*Job:* Seek out every line containing the word "script", and copy each.

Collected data
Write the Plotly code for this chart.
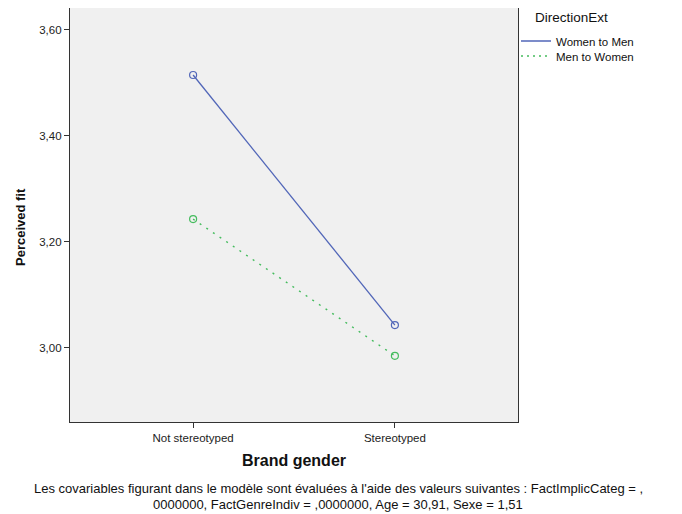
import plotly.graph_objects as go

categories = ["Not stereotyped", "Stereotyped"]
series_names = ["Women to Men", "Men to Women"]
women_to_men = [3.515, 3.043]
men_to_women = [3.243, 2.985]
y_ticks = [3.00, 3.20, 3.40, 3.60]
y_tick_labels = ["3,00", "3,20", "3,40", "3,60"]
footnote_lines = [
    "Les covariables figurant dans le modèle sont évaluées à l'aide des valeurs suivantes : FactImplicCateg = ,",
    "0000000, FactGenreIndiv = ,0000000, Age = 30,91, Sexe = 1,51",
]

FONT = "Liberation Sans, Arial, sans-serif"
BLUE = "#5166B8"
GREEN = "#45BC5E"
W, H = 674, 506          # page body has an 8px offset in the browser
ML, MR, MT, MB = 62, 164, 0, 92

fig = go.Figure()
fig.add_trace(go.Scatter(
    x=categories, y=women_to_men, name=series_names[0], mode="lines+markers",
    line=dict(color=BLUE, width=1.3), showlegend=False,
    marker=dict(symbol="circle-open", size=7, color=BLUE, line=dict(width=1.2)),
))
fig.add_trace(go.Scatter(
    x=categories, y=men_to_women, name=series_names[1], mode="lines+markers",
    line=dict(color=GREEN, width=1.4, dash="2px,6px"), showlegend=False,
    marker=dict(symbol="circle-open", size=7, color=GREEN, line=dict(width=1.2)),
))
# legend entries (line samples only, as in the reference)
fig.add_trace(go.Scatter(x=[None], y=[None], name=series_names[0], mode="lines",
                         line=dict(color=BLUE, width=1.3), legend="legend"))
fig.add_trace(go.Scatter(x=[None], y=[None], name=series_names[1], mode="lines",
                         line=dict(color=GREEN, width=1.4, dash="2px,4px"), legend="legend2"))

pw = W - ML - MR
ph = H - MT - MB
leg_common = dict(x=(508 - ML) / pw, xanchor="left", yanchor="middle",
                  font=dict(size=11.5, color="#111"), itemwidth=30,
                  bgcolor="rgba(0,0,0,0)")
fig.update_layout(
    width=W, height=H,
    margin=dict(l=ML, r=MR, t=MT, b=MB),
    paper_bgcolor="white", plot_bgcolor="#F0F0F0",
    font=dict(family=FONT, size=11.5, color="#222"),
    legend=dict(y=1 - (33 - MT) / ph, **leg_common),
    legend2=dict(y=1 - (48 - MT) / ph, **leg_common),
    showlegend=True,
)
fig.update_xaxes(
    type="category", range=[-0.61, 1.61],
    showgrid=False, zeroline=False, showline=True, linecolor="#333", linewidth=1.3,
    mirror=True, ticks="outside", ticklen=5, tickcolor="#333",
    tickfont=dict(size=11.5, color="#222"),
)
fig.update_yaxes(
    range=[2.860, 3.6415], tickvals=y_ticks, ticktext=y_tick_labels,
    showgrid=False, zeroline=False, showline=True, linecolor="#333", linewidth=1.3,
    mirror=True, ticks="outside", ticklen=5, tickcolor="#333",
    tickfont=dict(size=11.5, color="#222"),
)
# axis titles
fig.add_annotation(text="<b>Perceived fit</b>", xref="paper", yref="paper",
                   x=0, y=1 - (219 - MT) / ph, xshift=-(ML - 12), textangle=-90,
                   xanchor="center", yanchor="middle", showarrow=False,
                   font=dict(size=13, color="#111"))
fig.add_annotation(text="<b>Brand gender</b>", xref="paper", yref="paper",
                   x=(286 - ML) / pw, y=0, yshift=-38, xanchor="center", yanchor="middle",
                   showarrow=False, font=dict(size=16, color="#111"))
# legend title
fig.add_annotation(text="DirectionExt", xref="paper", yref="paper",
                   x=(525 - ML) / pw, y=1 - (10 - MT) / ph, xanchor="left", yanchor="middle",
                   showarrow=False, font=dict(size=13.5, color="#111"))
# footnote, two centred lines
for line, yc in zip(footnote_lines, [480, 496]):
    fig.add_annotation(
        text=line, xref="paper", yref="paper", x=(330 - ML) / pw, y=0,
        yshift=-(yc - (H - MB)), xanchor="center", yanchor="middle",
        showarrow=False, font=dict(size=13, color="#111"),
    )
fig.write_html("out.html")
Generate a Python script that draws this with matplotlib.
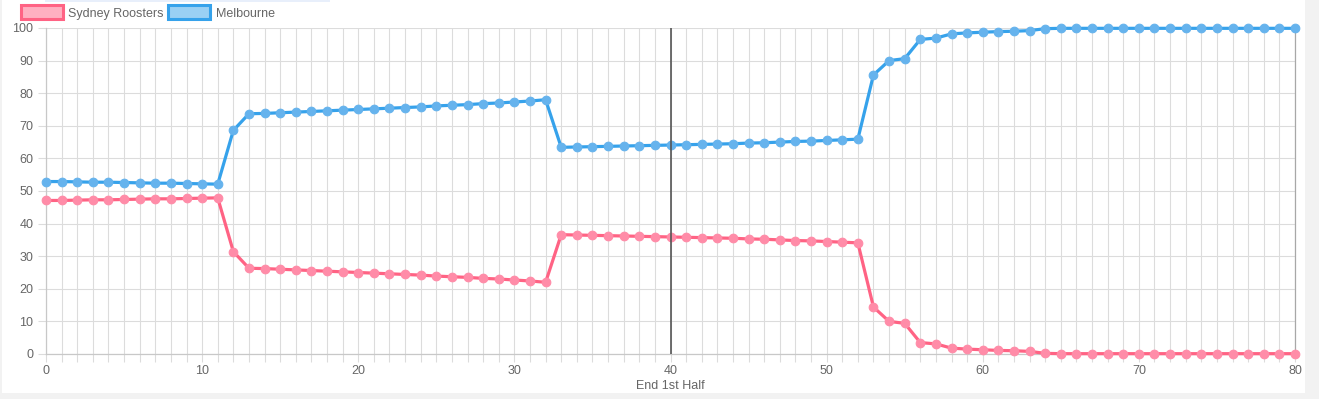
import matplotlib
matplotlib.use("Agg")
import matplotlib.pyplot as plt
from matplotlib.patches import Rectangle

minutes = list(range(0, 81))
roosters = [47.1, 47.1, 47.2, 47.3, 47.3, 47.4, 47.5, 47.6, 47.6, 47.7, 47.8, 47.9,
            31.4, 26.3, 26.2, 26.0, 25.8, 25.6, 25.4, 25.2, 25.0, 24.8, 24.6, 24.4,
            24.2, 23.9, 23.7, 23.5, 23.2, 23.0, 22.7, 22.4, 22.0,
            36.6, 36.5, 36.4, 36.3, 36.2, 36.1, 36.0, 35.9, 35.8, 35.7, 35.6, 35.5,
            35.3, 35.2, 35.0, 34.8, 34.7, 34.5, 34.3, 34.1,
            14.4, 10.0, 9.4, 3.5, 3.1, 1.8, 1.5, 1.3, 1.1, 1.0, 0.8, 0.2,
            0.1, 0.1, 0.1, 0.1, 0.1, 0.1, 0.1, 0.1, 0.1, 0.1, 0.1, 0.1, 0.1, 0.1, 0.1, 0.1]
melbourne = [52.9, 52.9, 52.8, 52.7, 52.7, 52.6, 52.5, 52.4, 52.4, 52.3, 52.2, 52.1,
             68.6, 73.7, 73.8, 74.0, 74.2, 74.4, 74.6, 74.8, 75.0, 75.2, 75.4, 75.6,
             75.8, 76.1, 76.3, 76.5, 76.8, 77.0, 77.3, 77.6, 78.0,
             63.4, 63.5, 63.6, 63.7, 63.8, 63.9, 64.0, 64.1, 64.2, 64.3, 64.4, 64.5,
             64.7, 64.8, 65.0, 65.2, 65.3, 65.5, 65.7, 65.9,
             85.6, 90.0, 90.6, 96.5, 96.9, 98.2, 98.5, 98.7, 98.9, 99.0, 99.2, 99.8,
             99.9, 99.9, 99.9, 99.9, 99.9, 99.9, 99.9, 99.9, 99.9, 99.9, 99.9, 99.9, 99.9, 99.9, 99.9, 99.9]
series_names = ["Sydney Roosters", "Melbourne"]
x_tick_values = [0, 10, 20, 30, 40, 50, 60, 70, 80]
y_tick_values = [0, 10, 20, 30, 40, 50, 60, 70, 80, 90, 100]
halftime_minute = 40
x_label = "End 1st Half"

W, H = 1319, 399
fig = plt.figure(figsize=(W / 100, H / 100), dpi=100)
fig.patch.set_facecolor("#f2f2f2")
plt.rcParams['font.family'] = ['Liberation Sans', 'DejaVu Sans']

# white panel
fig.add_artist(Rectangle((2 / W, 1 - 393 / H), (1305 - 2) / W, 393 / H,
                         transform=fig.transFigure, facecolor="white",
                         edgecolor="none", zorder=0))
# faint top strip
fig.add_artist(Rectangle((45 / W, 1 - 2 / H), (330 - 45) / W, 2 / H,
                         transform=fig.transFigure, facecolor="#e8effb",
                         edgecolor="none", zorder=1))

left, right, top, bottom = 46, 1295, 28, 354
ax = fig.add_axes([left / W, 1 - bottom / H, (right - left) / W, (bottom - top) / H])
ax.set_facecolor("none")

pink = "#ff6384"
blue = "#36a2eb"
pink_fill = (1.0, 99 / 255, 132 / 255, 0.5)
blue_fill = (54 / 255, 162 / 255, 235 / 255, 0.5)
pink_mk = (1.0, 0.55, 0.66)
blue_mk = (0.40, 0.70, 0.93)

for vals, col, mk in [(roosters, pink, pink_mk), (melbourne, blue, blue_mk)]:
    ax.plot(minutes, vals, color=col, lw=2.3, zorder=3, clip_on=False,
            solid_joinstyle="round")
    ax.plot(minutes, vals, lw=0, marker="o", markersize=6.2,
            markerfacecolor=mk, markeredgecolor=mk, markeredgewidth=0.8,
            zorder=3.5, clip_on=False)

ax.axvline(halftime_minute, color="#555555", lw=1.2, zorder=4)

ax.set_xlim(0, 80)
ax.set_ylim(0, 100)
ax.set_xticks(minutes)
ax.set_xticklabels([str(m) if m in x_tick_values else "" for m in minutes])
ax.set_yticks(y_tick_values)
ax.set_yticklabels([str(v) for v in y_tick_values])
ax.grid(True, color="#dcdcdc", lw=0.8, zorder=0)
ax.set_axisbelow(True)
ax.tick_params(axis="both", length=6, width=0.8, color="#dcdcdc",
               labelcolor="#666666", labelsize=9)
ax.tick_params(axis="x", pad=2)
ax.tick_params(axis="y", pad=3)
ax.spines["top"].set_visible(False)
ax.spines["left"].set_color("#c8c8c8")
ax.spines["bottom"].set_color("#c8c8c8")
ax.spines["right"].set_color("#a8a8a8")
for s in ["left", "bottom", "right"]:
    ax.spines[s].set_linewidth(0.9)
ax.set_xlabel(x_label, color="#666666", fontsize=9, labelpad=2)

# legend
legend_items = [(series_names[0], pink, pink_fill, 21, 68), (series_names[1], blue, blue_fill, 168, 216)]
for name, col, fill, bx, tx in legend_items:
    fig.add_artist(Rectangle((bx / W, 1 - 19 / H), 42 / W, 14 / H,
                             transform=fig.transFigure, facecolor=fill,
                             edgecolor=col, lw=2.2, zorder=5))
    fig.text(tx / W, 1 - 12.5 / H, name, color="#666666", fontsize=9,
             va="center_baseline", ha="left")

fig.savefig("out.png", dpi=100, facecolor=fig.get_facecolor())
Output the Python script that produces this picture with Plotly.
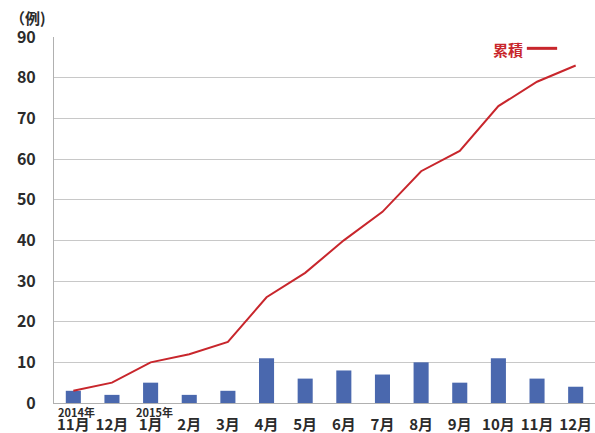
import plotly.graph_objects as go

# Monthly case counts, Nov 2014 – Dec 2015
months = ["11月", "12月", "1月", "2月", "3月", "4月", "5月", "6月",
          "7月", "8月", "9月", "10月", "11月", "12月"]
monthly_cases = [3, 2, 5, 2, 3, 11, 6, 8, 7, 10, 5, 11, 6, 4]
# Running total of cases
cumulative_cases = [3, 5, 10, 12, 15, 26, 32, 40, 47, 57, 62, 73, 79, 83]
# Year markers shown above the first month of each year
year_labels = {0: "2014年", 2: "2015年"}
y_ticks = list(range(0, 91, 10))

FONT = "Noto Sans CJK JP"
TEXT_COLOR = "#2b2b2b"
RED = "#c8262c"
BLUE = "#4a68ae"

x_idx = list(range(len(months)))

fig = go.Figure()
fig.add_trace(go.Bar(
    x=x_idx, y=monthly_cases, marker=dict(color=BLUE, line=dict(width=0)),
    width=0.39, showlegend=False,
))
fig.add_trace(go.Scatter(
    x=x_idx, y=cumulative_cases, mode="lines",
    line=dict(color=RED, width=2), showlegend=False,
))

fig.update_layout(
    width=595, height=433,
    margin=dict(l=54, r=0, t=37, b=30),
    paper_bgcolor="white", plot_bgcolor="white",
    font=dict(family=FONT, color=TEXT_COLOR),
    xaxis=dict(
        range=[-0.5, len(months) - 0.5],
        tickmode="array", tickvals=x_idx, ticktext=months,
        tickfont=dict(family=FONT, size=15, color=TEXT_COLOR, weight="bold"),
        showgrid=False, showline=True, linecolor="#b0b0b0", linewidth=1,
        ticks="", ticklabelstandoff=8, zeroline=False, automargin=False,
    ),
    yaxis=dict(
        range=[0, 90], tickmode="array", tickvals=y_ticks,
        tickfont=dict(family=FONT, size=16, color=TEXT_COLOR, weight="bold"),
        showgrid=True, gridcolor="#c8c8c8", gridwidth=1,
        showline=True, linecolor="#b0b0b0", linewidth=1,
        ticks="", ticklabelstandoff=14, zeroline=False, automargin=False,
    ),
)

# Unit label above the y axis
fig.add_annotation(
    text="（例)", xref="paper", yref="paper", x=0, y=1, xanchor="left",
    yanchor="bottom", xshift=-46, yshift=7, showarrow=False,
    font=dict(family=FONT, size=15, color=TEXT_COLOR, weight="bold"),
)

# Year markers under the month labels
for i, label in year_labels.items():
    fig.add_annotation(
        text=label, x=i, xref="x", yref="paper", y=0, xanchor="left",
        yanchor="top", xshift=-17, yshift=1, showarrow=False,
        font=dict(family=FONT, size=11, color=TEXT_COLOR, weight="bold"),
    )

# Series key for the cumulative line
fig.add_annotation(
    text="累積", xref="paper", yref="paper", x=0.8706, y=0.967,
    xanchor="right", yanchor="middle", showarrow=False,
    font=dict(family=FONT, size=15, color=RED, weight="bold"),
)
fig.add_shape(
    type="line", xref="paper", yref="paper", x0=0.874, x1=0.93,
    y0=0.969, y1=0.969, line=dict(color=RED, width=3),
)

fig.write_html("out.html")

*Result of the exercise:*
Generate a Python script that draws this with matplotlib.
Output the Python script that produces this picture with Plotly.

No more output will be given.